-- start Input data --

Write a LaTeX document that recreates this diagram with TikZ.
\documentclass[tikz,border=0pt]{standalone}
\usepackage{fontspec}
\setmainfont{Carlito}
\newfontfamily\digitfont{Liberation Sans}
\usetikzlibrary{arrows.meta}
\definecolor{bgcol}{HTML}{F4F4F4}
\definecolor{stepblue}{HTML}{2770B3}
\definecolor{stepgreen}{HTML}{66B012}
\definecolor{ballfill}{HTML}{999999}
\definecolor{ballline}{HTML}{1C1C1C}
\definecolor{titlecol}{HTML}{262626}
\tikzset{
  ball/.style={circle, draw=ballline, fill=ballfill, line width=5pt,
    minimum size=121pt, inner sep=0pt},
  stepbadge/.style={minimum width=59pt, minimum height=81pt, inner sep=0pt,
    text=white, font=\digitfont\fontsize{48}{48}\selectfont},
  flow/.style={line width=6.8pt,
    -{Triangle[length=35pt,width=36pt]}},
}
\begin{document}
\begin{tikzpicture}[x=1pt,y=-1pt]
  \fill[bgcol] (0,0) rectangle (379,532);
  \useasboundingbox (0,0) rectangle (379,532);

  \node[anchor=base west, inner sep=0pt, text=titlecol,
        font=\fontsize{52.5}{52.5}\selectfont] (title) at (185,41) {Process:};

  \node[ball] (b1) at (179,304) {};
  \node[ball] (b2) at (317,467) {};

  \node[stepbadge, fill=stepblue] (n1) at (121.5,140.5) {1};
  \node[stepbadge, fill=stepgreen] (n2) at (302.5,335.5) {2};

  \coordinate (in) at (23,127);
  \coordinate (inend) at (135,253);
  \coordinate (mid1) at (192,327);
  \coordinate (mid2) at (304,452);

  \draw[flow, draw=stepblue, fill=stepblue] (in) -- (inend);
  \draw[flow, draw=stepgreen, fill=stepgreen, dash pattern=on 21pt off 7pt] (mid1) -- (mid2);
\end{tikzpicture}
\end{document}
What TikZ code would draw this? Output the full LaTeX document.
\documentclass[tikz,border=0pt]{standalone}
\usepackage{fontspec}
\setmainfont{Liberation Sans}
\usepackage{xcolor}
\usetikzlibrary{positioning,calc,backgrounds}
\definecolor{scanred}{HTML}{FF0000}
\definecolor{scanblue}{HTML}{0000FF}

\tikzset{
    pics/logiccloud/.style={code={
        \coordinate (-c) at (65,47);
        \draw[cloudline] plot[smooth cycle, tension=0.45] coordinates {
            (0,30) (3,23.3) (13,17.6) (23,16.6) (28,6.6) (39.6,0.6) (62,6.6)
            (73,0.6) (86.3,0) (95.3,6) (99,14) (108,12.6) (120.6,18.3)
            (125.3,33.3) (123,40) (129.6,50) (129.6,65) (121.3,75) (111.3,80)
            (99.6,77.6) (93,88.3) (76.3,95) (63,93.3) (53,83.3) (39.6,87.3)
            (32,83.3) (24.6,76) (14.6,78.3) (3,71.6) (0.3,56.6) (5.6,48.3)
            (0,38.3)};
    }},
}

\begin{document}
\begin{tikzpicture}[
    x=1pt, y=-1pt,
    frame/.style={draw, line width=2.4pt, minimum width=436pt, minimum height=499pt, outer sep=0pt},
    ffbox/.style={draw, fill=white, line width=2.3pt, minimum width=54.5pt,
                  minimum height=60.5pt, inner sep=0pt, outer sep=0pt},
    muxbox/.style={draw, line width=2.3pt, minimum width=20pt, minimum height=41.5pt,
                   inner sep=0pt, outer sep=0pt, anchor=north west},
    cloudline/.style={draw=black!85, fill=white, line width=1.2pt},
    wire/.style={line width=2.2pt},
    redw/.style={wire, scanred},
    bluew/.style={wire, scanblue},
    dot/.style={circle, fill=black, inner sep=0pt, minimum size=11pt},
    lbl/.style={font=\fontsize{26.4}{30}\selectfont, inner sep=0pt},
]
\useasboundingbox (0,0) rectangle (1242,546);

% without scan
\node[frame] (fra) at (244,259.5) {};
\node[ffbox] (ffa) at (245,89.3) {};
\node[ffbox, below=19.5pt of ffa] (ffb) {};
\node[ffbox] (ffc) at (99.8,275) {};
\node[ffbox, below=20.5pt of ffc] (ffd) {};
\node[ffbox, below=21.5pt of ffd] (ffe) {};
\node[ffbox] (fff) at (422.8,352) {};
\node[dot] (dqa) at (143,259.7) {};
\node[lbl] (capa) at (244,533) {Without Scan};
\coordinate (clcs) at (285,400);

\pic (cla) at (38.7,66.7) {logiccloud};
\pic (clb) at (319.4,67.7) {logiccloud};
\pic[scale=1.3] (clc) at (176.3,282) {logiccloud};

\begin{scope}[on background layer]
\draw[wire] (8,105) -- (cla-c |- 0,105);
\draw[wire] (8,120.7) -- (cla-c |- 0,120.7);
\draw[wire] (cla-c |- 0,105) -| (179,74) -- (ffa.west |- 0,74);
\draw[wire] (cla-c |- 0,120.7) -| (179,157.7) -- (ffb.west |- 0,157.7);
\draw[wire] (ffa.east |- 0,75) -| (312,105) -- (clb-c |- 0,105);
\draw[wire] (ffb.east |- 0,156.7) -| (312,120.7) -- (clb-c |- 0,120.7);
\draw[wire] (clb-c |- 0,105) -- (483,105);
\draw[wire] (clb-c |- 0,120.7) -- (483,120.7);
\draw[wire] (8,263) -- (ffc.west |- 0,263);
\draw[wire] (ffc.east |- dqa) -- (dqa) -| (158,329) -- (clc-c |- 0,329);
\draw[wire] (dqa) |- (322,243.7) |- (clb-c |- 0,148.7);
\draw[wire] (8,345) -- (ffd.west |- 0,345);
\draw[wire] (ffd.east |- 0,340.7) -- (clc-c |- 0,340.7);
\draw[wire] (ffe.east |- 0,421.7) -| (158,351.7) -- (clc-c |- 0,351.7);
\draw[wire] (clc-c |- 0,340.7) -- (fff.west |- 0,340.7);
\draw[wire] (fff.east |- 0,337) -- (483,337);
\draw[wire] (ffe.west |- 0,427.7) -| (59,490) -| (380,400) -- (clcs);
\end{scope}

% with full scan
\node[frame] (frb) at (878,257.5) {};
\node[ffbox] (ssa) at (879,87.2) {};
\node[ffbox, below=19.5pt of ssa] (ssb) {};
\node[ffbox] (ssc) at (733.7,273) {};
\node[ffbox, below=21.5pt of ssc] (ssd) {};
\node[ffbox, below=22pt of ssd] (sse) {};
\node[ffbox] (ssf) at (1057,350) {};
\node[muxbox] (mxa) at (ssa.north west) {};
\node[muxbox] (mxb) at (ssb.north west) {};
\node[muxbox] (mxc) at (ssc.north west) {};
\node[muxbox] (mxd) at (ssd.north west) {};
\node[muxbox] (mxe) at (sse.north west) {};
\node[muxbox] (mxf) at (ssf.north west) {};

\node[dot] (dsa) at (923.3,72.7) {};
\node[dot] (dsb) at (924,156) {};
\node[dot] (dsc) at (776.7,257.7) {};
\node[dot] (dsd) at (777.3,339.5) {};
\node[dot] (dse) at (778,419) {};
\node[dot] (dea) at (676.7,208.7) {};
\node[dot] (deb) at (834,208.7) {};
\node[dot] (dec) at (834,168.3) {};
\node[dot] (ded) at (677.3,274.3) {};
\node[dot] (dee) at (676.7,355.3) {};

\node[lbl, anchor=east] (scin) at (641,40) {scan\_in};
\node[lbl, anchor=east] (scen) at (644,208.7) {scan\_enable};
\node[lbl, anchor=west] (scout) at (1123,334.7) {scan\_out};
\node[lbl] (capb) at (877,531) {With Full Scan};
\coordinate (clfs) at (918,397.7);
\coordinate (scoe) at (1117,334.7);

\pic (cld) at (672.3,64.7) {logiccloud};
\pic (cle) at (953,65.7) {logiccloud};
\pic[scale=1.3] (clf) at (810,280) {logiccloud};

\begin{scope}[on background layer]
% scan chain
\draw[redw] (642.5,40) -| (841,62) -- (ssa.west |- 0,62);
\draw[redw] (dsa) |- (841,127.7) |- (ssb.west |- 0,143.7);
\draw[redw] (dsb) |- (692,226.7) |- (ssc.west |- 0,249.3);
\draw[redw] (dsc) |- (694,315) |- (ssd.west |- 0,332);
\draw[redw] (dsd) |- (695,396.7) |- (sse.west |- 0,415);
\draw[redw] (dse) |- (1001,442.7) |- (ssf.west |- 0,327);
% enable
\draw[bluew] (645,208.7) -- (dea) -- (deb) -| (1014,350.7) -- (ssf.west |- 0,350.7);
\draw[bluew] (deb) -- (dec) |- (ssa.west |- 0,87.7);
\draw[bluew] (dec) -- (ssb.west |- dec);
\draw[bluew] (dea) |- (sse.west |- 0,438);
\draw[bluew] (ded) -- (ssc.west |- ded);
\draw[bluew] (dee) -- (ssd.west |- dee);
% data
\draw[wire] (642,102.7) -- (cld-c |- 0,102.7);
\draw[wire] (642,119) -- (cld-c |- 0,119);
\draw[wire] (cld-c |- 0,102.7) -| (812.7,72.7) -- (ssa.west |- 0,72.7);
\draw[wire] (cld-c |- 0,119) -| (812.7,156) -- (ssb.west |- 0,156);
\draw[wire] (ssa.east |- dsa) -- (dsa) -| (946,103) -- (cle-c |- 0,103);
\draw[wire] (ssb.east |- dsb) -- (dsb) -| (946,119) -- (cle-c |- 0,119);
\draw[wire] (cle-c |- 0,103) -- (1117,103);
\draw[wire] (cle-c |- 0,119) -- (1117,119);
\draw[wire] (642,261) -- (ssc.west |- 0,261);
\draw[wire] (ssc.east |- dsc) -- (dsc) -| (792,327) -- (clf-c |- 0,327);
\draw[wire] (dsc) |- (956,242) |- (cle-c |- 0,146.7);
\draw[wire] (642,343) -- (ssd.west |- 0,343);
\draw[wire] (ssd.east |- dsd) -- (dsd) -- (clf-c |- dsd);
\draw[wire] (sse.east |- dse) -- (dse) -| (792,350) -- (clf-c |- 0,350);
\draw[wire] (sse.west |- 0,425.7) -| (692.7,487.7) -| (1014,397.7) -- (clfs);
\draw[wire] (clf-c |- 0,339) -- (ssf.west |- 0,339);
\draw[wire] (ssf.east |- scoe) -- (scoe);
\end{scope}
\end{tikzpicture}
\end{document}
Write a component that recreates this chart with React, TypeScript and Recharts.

-- end Input data --

* **Request**
Go through the records and copy each line with "this" in it.

* **In response**
Write a LaTeX document that recreates this diagram with TikZ.
What TikZ code would draw this? Output the full LaTeX document.
Write a component that recreates this chart with React, TypeScript and Recharts.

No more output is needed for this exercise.